Pothos are fairly easy-going houseplants. But let’s troubleshoot some common issues with growing Marble Queen pothos. 

Leaf Discoloration 

  • Leaves Going Green: If Marble Queen pothos loses leaf variegation, it’s probably not receiving enough light. Move your plant into an east-facing window to maintain Marble Queen’s creamy coloration. 
  • Yellow Leaves: When the leaves on a pothos turn yellow and flaccid, this is usually a sign of root rot – almost always caused by overwatering the plant. 
  • Brown Tips on Leaves: These brown tips could indicate that you have overfertilized the plant. 
  • Brown Spots on Leaves: Brown spots are another indication that you have overwatered the pothos. 

Pest Infestations 

Like other pothos plants, Marble Queen pothos are typically pest-resistant. But in some conditions, you might see the following pests attacking the plant’s tissues and leaves: aphids, mealybugs, spider mites, thrips, and white flies.  

If you find any of these pests on your Marble Queen, remove them as soon as possible. Simply wipe the plant’s stem and leaves with insecticidal soap. 

How to Train a Marble Queen Pothos

Like other pothos plants, Marble Queen is a trailing vine. It might seem logical to plant pothos in a hanging basket and let gravity do the hard work. But pothos grows best by climbing. 

To encourage trailing and vertical growth, attach the Marble Queen to a stake, moss pole, houseplant trellis, or another support system. The exact choice comes down to personal aesthetic preference. 

Just make sure there is a surface, even as simple as a length of string, to which the aerial roots can attach.

FAQ

Does Marble Queen pothos purify air?

Yes. According to a NASA study conducted in 2016, pothos plants help remove Volatile Organic Compounds from the air. 

Can a Marble Queen pothos revert?

Yes. A Marble Queen pothos can revert to its non-variegated form. If your pothos begins to produce green leaves, make sure the plant is receiving several hours of direct sunlight. Additionally, you can prune away all-green leaves to encourage new, variegated growth. 

Is there a difference between Marble Queen pothos and Snow Queen pothos?

Yes.
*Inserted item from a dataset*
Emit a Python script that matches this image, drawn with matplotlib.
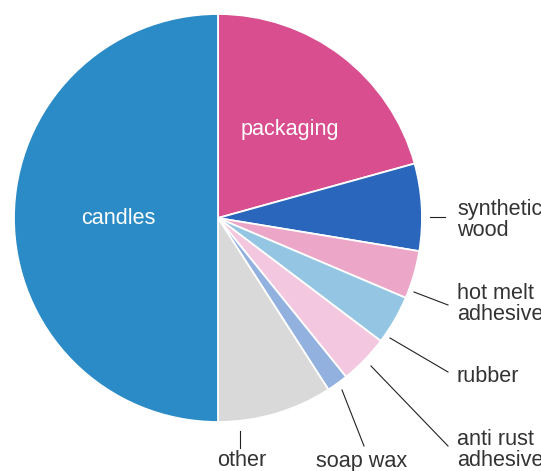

The leaves of Snow Queen pothos are predominantly light yellow. Marble Queen Pothos leaves retain a dark green color with splotches of light yellow. Snow Queen’s leaves are slightly more pointed than Marble Queen’s foliage. 

The leaves of Marble Queen contain more chlorophyll (hence the darker green coloring). The increased chlorophyll content makes Marble Queen a slightly hardier and faster-growing pothos than Snow Queen. 

But generally speaking, Marble Queen and Snow Queen require similar growing conditions. 

Are marble queen pothos plants toxic to pets? 

Technically, yes. Marble Queen pothos contains calcium oxalate crystals which are toxic to cats and dogs. If your pet ingests the leaves or stems of this plant, it might exhibit vomiting, mouth irritation, drooling, and decreased appetite. Fortunately, pothos toxins most likely won’t kill your furry friend. 

They are also toxic to humans. So make sure curious kids can’t reach the trailing vines.